• The problem: Please repeat only the stretch of records running from the first line through the line that contains "const chart = echarts.init(document.getElementById('chart'))".
====== Material provided
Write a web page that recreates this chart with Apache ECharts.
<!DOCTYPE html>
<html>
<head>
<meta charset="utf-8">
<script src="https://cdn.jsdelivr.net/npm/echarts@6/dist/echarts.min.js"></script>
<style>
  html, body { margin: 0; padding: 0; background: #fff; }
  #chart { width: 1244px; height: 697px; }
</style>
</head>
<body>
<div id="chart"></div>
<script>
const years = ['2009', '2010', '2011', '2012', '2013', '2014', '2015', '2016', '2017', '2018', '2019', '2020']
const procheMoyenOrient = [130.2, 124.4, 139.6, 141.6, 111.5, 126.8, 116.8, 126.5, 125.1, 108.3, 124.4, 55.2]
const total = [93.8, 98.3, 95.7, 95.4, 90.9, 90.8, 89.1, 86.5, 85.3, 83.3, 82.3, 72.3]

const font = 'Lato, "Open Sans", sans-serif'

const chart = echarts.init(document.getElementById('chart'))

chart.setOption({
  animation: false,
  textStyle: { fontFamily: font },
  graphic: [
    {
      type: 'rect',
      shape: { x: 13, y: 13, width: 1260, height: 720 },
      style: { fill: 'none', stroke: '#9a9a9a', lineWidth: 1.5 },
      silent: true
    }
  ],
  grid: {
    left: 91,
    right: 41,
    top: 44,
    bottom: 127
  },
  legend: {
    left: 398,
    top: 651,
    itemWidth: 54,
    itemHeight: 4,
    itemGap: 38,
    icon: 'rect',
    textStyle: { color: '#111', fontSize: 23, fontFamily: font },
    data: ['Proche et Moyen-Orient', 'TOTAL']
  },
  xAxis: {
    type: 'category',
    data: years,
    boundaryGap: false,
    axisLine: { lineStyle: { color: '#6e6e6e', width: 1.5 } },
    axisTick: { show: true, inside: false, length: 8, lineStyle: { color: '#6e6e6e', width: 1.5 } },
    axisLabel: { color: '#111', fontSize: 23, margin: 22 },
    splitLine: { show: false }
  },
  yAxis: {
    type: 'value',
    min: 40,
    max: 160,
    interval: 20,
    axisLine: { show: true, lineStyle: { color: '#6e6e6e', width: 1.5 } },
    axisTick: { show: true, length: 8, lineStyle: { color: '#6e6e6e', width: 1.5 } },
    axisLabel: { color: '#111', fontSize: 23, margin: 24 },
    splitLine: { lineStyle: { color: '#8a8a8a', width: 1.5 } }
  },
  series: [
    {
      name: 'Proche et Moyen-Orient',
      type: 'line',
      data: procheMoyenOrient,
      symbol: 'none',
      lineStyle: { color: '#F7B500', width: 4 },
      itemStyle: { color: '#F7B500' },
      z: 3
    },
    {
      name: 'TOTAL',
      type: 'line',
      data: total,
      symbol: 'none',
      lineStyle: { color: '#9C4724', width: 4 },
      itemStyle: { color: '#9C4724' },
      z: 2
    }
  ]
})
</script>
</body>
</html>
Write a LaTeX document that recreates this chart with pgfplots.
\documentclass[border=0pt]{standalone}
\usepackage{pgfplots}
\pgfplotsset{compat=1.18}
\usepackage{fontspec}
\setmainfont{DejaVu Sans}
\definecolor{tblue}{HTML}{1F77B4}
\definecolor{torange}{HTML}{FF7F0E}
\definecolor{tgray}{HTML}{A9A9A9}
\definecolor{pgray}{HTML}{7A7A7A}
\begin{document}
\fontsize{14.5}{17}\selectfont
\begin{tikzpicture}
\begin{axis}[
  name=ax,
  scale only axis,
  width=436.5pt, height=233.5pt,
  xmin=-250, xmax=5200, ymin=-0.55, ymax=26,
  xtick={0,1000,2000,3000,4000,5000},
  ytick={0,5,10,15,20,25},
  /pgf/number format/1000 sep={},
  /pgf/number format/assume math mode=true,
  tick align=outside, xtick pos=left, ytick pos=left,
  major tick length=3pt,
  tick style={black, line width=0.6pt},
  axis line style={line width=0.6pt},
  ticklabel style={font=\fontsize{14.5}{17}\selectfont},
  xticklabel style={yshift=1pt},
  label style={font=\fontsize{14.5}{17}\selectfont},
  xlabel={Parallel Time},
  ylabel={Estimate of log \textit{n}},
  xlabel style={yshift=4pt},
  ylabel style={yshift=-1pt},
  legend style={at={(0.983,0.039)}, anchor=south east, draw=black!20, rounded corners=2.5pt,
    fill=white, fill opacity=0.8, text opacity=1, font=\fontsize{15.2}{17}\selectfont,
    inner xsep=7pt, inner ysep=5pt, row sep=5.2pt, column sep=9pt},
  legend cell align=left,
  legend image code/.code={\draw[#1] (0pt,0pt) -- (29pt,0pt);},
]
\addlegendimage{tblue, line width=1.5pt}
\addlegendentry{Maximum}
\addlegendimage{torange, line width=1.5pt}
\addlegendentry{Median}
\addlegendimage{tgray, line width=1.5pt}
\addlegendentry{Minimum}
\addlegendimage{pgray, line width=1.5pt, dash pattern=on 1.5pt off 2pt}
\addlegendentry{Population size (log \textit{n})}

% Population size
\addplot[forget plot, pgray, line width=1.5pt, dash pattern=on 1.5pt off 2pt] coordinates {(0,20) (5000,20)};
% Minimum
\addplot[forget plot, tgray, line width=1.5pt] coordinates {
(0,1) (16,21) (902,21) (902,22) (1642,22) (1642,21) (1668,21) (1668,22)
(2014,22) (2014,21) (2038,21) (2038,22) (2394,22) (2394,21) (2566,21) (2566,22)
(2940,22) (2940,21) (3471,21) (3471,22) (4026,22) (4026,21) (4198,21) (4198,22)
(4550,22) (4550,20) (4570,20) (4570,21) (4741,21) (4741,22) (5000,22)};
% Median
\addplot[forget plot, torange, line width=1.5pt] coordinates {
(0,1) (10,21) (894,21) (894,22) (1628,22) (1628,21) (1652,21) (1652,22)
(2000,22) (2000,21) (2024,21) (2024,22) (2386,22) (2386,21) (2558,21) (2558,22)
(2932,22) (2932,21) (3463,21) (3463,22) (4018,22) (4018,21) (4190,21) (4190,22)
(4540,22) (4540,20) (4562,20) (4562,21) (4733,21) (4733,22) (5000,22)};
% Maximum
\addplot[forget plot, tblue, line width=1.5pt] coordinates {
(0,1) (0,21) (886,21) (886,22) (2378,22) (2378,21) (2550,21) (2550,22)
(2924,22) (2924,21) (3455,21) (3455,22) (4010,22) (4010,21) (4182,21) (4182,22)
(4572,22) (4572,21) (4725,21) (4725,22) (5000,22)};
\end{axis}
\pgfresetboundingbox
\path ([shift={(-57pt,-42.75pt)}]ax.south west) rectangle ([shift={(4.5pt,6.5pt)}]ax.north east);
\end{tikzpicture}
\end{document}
============
• Completed exercise:
Write a web page that recreates this chart with Apache ECharts.
<!DOCTYPE html>
<html>
<head>
<meta charset="utf-8">
<script src="https://cdn.jsdelivr.net/npm/echarts@6/dist/echarts.min.js"></script>
<style>
  html, body { margin: 0; padding: 0; background: #fff; }
  #chart { width: 1244px; height: 697px; }
</style>
</head>
<body>
<div id="chart"></div>
<script>
const years = ['2009', '2010', '2011', '2012', '2013', '2014', '2015', '2016', '2017', '2018', '2019', '2020']
const procheMoyenOrient = [130.2, 124.4, 139.6, 141.6, 111.5, 126.8, 116.8, 126.5, 125.1, 108.3, 124.4, 55.2]
const total = [93.8, 98.3, 95.7, 95.4, 90.9, 90.8, 89.1, 86.5, 85.3, 83.3, 82.3, 72.3]

const font = 'Lato, "Open Sans", sans-serif'

const chart = echarts.init(document.getElementById('chart'))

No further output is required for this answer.